National Basketball Association players have been arrested on various charges since the end of the season. Raymond Felton pleaded guilty to attempted criminal possession of a weapon and criminal possession of a firearm last week in a Manhattan, New York courtroom in exchange for a sentence of 500 hours of community service and a $5,000 fine stemming from an incident last February.
After Silver deposed of Sterling, it should be rather interesting to see what sort of NBA penalty will be imposed on Felton who will be playing for the Dallas Mavericks in the 2014-15 season. Silver will, presumably, be reviewing the case of Minnesota Timberwolves player Dante Cunningham who was arrested in Minnesota twice in a week in April. Cunningham was taken into custody on “suspicion of terroristic threats,” three days after he was arrested on alleged domestic abuse charges.

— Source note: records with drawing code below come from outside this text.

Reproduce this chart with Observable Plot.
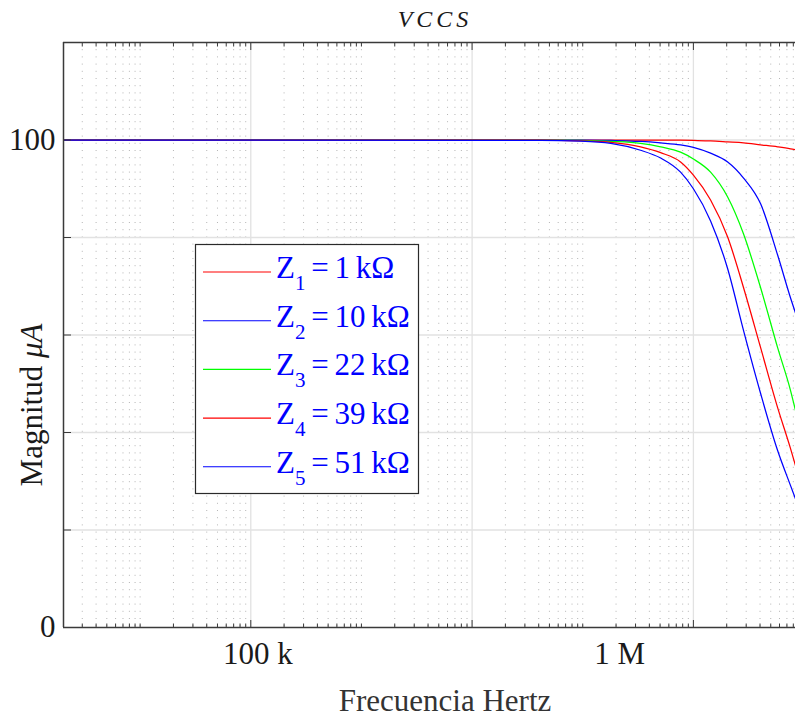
<!DOCTYPE html>
<html><head><meta charset="utf-8">
<script src="https://cdn.jsdelivr.net/npm/d3@7"></script>
<script src="https://cdn.jsdelivr.net/npm/@observablehq/plot@0.6"></script>
<style>body{margin:0;background:#fff} svg{display:block}</style>
</head><body><div id="chart"></div>
<script>
// ---- data ----
const freq = [2030, 4.17e7, 9.57e7, 1.79e8, 3.33e8, 5.06e8, 7.66e8, 1.00e9, 1.43e9, 2.04e9, 2.84e9, 4.05e9, 5.77e9, 7.55e9, 8.37e9];
const z1 = [100, 100, 100, 100, 100, 100, 99.96, 99.9, 99.8, 99.6, 99.4, 99.0, 98.6, 98.2, 98.0];
const z2 = [100, 100, 100, 99.9, 99.7, 99.4, 99.0, 98.5, 97.3, 95.5, 92.2, 86.9, 76.4, 67.6, 64.5];
const z3 = [100, 100, 99.9, 99.7, 99.3, 98.6, 97.5, 96.1, 93.4, 88.3, 80.7, 69.7, 57.4, 48.6, 44.5];
const z4 = [100, 100, 99.8, 99.5, 98.6, 97.4, 95.5, 92.8, 87.7, 80.1, 69.7, 57.4, 45.1, 36.7, 33.2];
const z5 = [100, 99.9, 99.75, 99.3, 97.9, 96.3, 93.4, 90.0, 83.4, 73.6, 60.9, 48.0, 36.3, 29.1, 26.4];
const seriesNames = ["1", "2", "3", "4", "5"];
const seriesNums = ["1", "10", "22", "39", "51"];
const seriesUnit = "k\u03A9";
const seriesColors = ["#ff0000", "#0000ff", "#00ff00", "#ff0000", "#0000ff"];
const xDomain = [2030, 8.37e9];
const yDomain = [0, 120];
const xMajor = [1e5, 1e7, 1e9];
const decades = [1e3, 1e4, 1e5, 1e6, 1e7, 1e8, 1e9];
const multipliers = [1, 2, 3, 4, 5, 6, 7, 8, 9];
const xTickValues = [1.157e5, 2.155e8];
const xTickLabels = ["100 k", "1 M"];
const yGrid = [20, 40, 60, 80, 100];
const yTicks = [0, 20, 40, 60, 80, 100, 120];
const yLabels = [0, 100];
const title = "VCCS";
const xLabel = "Frecuencia Hertz";

// ---- derived ----
const xMinor = decades.flatMap(p => multipliers.map(m => m * p))
  .filter(v => v >= xDomain[0] && v <= xDomain[1] && !xMajor.includes(v));
const allSeries = [z1, z2, z3, z4, z5];
const rows = allSeries.map((vals, s) => freq.map((f, i) => ({f, v: vals[i], s})));
const xTickRows = xTickValues.map((v, i) => ({v, label: xTickLabels[i]}));
const serif = "'Liberation Serif', 'Times New Roman', serif";
const axisColor = "#3a3a3a";

const chart = Plot.plot({
  width: 795, height: 717,
  marginLeft: 63, marginRight: 0, marginTop: 42, marginBottom: 90,
  x: {type: "log", domain: xDomain, axis: null},
  y: {domain: yDomain, axis: null},
  style: {fontFamily: serif, background: "#fff", color: "#1a1a1a"},
  marks: [
    Plot.ruleX(xMinor, {stroke: "#b5b5b5", strokeDasharray: "1,6.2", strokeWidth: 1}),
    Plot.ruleX(xMajor, {stroke: "#e2e2e2", strokeWidth: 1.3}),
    Plot.ruleY(yGrid, {stroke: "#e2e2e2", strokeWidth: 1.3}),
    ...rows.map((r, s) => Plot.line(r, {x: "f", y: "v", stroke: seriesColors[s], strokeWidth: 1.25, curve: "monotone-x"})),
    Plot.ruleY([yDomain[0], yDomain[1]], {stroke: axisColor, strokeWidth: 1.5}),
    Plot.ruleX([xDomain[0]], {stroke: axisColor, strokeWidth: 1.5}),
    Plot.axisX(xMinor, {anchor: "bottom", tickSize: -3.5, tickFormat: () => "", label: null, stroke: axisColor}),
    Plot.axisX(xMinor, {anchor: "top", tickSize: -3.5, tickFormat: () => "", label: null, stroke: axisColor}),
    Plot.axisX(xMajor, {anchor: "bottom", tickSize: -7, tickFormat: () => "", label: null, stroke: axisColor}),
    Plot.axisX(xMajor, {anchor: "top", tickSize: -7, tickFormat: () => "", label: null, stroke: axisColor}),
    Plot.axisY(yTicks, {anchor: "left", tickSize: -8, tickFormat: () => "", label: null, stroke: axisColor}),
    Plot.axisY(yLabels, {anchor: "left", tickSize: 0, tickPadding: 8, fontSize: 31, label: null, tickFormat: d => String(d), fill: "#1a1a1a"}),
    Plot.text(xTickRows, {x: "v", frameAnchor: "bottom", lineAnchor: "top", dy: 14, text: "label", fontSize: 31, fill: "#1a1a1a"})
  ]
});
document.getElementById("chart").appendChild(chart);

// ---- annotations: title, axis labels, legend ----
const svg = d3.select(chart);
svg.append("text").attr("x", 435).attr("y", 27).attr("text-anchor", "middle")
  .attr("font-family", serif).attr("font-style", "italic").attr("font-size", 24)
  .attr("letter-spacing", 4).attr("fill", "#1a1a1a").text(title);
svg.append("text").attr("x", 445).attr("y", 711).attr("text-anchor", "middle")
  .attr("font-family", serif).attr("font-size", 31).attr("fill", "#333").text(xLabel);
const yl = svg.append("text").attr("transform", "translate(42,405) rotate(-90)")
  .attr("text-anchor", "middle").attr("font-family", serif).attr("font-size", 31).attr("fill", "#1a1a1a");
yl.append("tspan").text("Magnitud ");
yl.append("tspan").attr("font-style", "italic").text("\u03BCA");

const lg = svg.append("g");
lg.append("rect").attr("x", 195.5).attr("y", 244.5).attr("width", 223).attr("height", 249)
  .attr("fill", "#fff").attr("stroke", "#2a2a2a").attr("stroke-width", 1.2);
seriesNames.forEach((n, i) => {
  const yy = 272 + i * 48.7;
  lg.append("line").attr("x1", 203).attr("x2", 271).attr("y1", yy).attr("y2", yy)
    .attr("stroke", seriesColors[i]).attr("stroke-width", 1.1);
  const t = lg.append("text").attr("x", 276).attr("y", yy + 6).attr("text-anchor", "start")
    .attr("font-family", serif).attr("font-size", 31).attr("word-spacing", -2).attr("fill", "#0000ff");
  t.append("tspan").text("Z");
  t.append("tspan").attr("font-size", 21).attr("dy", 12).text(n);
  t.append("tspan").attr("dy", -12).text(" = " + seriesNums[i] + " " + seriesUnit);
});
</script>
</body></html>
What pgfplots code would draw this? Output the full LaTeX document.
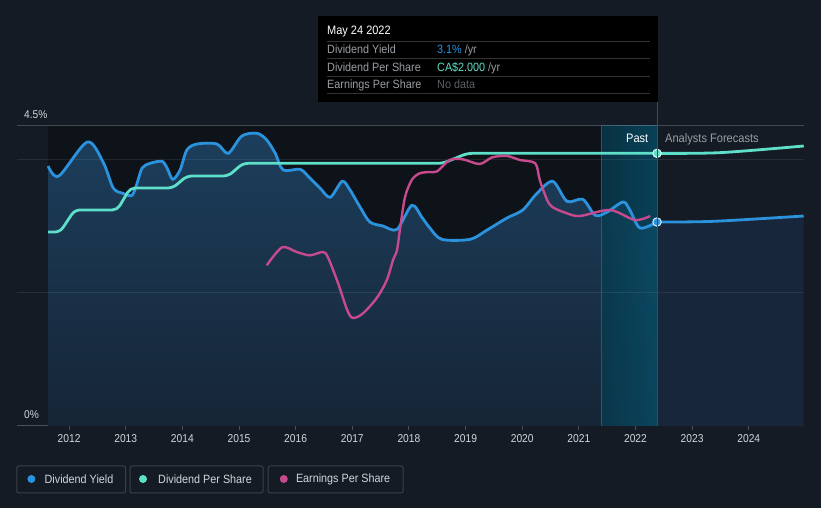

Phoenix Suns guard Archie Goodwin was arrested on May 4 in Little Rock, Arkansas on misdemeanor charges of disorderly conduct and resisting arrest following a confrontation at a skating rink.
In June, Memphis Grizzlies forward James Johnson was arrested for domestic assault and accused of hitting and choking his wife at their home.
Cunningham, Goodwin and Johnson have to go through the judicial system before Silver can hand out any punishment.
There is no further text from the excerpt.